Art: Cello for the fountain

Limestone fountain with cello.(September 2009) Some people’s careers take unusual turns, helping them realize unusual ideas later on in their professional life. David Vallée of Sainte-Cécile-les-Vignes in the Département Vaucluse with his Cello fountain is a case in point.

Be it known that Vallée is an industrial IT technologist. At the age of 30 he discovered his love for stone masonry. In the years that followed, he attended courses and took the CAP, the French professional examination for stonemasons and stone sculptors. „I wanted to live my passion“, quotes the French trade magazine Pierre Actual (5/2009).

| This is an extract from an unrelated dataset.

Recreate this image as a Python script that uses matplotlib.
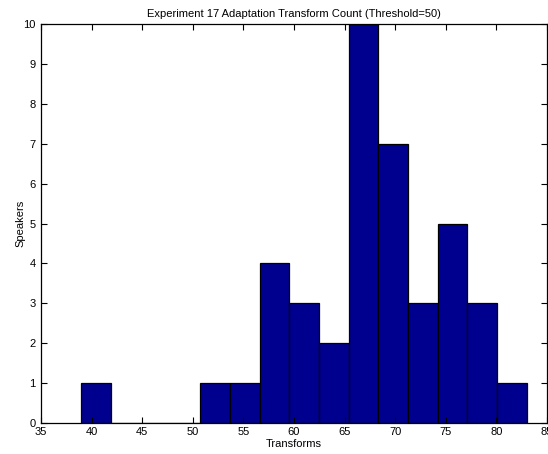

Then he got a tip-off at plans to build a fountain in the French Alps town. In the course of talks with the contractor Vallée made an unusual association: he learned that the contractor had once been a flood victim – a flood that had destroyed his wife’s beloved cello. „The idea to combine the musical instrument with the contract was born“, according to Vallée. The contractor was also the owner of a small inn, which many musicians and music-lovers use as a stop-over.

Vallée chose Roche d’Espeil limestone because of its density and resistance to frost damage. He found software in the internet, which helped him construct the cello. A local quarry delivered the pieces in 1 m³ blocks. After two and a half months of half-day chiselling, the cello could be assembled from 14 separate pieces.

The other parts needed to construct a functional cello, namely the strings and the fingerboard were forged in iron by two smithies. Including the edge of the fountain the instrument reaches 3,80 m in height. The water flows from the saddle and drips into the basin or runs along the strings downward.

The American cellist Eric Longsworth played at the unveiling. Longsworth, too, is a boarder-crosser who likes to demand the unusual from his instrument in jazz concerts.